When applied to the mainstream theory of expected utility, one thinks in terms of “parallel universe” and asks what is the expected return of an investment, calculated as an average over the “parallel universe”? In our coin toss example, it is as if one supposes that various “I” are tossing a coin and that the loss of many of them will be offset by the huge profits one of these “I” does. But this ensemble-average does not work for an individual, for whom a time-average better reflects the experience made in the “non-parallel universe” in which we live.

The Kelly criterion gives a more realistic answer, where one thinks in terms of the only universe we actually live in, and ask what is the expected return of an investment, calculated as an average over time.

Since we cannot go back in time — entropy and the “arrow of time ” make this impossible — and the bankruptcy option is always at hand (extreme events and “black swans” are always possible) we have nothing to gain from thinking in terms of ensembles and “parallel universe.”

Actual events follow a fixed pattern of time, where events are often linked in a multiplicative process (as e. g. investment returns with “compound interest”) which is basically non-ergodic.

Instead of arbitrarily assuming that people have a certain type of utility function – as in mainstream theory – the Kelly criterion shows that we can obtain a less arbitrary and more accurate picture of real people’s decisions and actions by basically assuming that time is irreversible.

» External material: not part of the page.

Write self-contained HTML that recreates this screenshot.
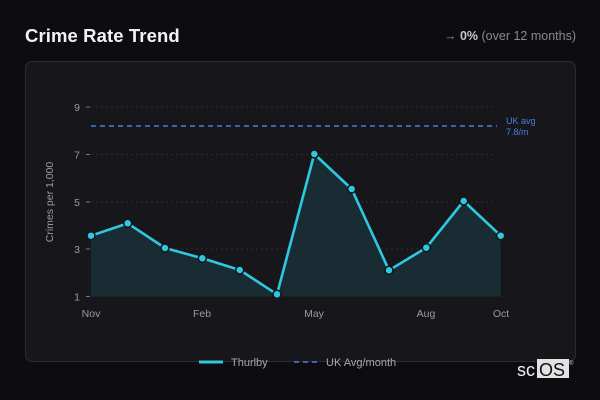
<!DOCTYPE html>
<html><head><meta charset="utf-8"><style>
html,body{margin:0;padding:0;background:#0d0d11;}
body{width:600px;height:400px;position:relative;overflow:hidden;font-family:"Liberation Sans","DejaVu Sans",sans-serif;}
.title{position:absolute;left:25px;top:25px;font-size:18.5px;font-weight:bold;color:#f2f2f2;letter-spacing:0.1px;}
.chg{position:absolute;right:24px;top:29px;font-size:12.5px;color:#8a8a90;}
.chg b{color:#c8c8cc;}
.card{position:absolute;left:25px;top:61px;width:549px;height:299px;background:#17171b;border:1px solid #2b2b31;border-radius:7px;}
svg{position:absolute;left:0;top:0;}
</style></head><body>
<div class="title">Crime Rate Trend</div>
<div class="chg">→ <b>0%</b> (over 12 months)</div>
<div class="card"></div>
<svg width="600" height="400" viewBox="0 0 600 400" font-family="Liberation Sans, DejaVu Sans, sans-serif">
  <g stroke="#2c2c32" stroke-width="1" stroke-dasharray="2,3">
    <line x1="91" y1="107" x2="497" y2="107"/>
    <line x1="91" y1="154.5" x2="497" y2="154.5"/>
    <line x1="91" y1="202" x2="497" y2="202"/>
    <line x1="91" y1="249" x2="497" y2="249"/>
  </g>
  <g stroke="#777" stroke-width="1">
    <line x1="86" y1="107" x2="90" y2="107"/>
    <line x1="86" y1="154.5" x2="90" y2="154.5"/>
    <line x1="86" y1="202" x2="90" y2="202"/>
    <line x1="86" y1="249" x2="90" y2="249"/>
    <line x1="86" y1="296.5" x2="90" y2="296.5"/>
  </g>
  <g fill="#9a9aa0" font-size="10.5" text-anchor="end">
    <text x="80" y="111">9</text>
    <text x="80" y="158.5">7</text>
    <text x="80" y="206">5</text>
    <text x="80" y="253">3</text>
    <text x="80" y="300.5">1</text>
  </g>
  <text x="0" y="0" transform="translate(53,202) rotate(-90)" fill="#9a9aa0" font-size="10.5" text-anchor="middle">Crimes per 1,000</text>
  <g fill="#9a9aa0" font-size="10.5" text-anchor="middle">
    <text x="91" y="317">Nov</text>
    <text x="202" y="317">Feb</text>
    <text x="314" y="317">May</text>
    <text x="426" y="317">Aug</text>
    <text x="501" y="317">Oct</text>
  </g>
  <path d="M91,235.7 L127.7,223.3 L165,248 L202.3,258.3 L239.7,270 L277,294.3 L314.3,154 L351.7,189 L389,270.3 L426.3,247.7 L463.7,201 L500.7,235.7 L500.7,296.5 L91,296.5 Z" fill="#1a2c33"/>
  <line x1="91" y1="126" x2="497" y2="126" stroke="#4a7fd8" stroke-width="1.6" stroke-dasharray="5,4"/>
  <g fill="#4a7fd8" font-size="9">
    <text x="506" y="124">UK avg</text>
    <text x="506" y="135">7.8/m</text>
  </g>
  <polyline points="91,235.7 127.7,223.3 165,248 202.3,258.3 239.7,270 277,294.3 314.3,154 351.7,189 389,270.3 426.3,247.7 463.7,201 500.7,235.7" fill="none" stroke="#2ec9e1" stroke-width="2.6" stroke-linejoin="round"/>
  <g fill="#2ec9e1" stroke="#111418" stroke-width="1.5">
    <circle cx="91" cy="235.7" r="4"/>
    <circle cx="127.7" cy="223.3" r="4"/>
    <circle cx="165" cy="248" r="4"/>
    <circle cx="202.3" cy="258.3" r="4"/>
    <circle cx="239.7" cy="270" r="4"/>
    <circle cx="277" cy="294.3" r="4"/>
    <circle cx="314.3" cy="154" r="4"/>
    <circle cx="351.7" cy="189" r="4"/>
    <circle cx="389" cy="270.3" r="4"/>
    <circle cx="426.3" cy="247.7" r="4"/>
    <circle cx="463.7" cy="201" r="4"/>
    <circle cx="500.7" cy="235.7" r="4"/>
  </g>
  <line x1="199" y1="362" x2="223" y2="362" stroke="#2ec9e1" stroke-width="3"/>
  <text x="231" y="366" fill="#a8a8ae" font-size="11">Thurlby</text>
  <line x1="294" y1="362" x2="318" y2="362" stroke="#4a7fd8" stroke-width="1.6" stroke-dasharray="5,4"/>
  <text x="326" y="366" fill="#a8a8ae" font-size="11">UK Avg/month</text>
  <text x="517" y="376" fill="#f0f0f0" font-size="18">sc</text>
  <rect x="537" y="359" width="32" height="19" fill="#e2e2e2"/>
  <text x="539" y="376" fill="#111" font-size="18">OS</text>
  <text x="569" y="365" fill="#ccc" font-size="6">®</text>
</svg>
</body></html>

When the bankroll is gone, it’s gone. The fact that in a parallel universe it could conceivably have been refilled, are of little comfort to those who live in the one and only possible world that we call the real world.

Our coin toss example can be applied to more traditional economic issues. If we think of an investor, we can basically describe his situation in terms of our coin toss. What fraction (x) of his assets (T) should an investor – who is about to make a large number of repeated investments – bet on his feeling that he can better evaluate an investment (p = 0.6) than the market (p = 0.5)? The greater the x, the greater is the leverage. But also – the greater is the risk. Since p is the probability that his investment valuation is correct and (1 – p) is the probability that the market’s valuation is correct, it means the Kelly criterion says he optimizes the rate of growth on his investments by investing a fraction of his assets that is equal to the difference in the probability that he will “win” or “lose.” In our example this means that he at each investment opportunity is to invest the fraction of x = 0.6 – (1 – 0.6), i.e. about 20% of his assets. The optimal average growth rate of investment is then about 2 % (0.6 log (1.2) + 0.4 log (0.8)).

Kelly’s criterion shows that because we cannot go back in time, we should not take excessive risks. High leverage increases the risk of bankruptcy. This should also be a warning for the financial world, where the constant quest for greater and greater leverage — and risks – creates extensive and recurrent systemic crises. A more appropriate level of risk-taking is a necessary ingredient in a policy to come to curb excessive risk-taking .

The works of people like Kelly and Ole Peters at London Mathematical Laboratory show that expected utility theory is transmogrifying truth. Economics needs something different than a theory relying on arbitrary utility functions.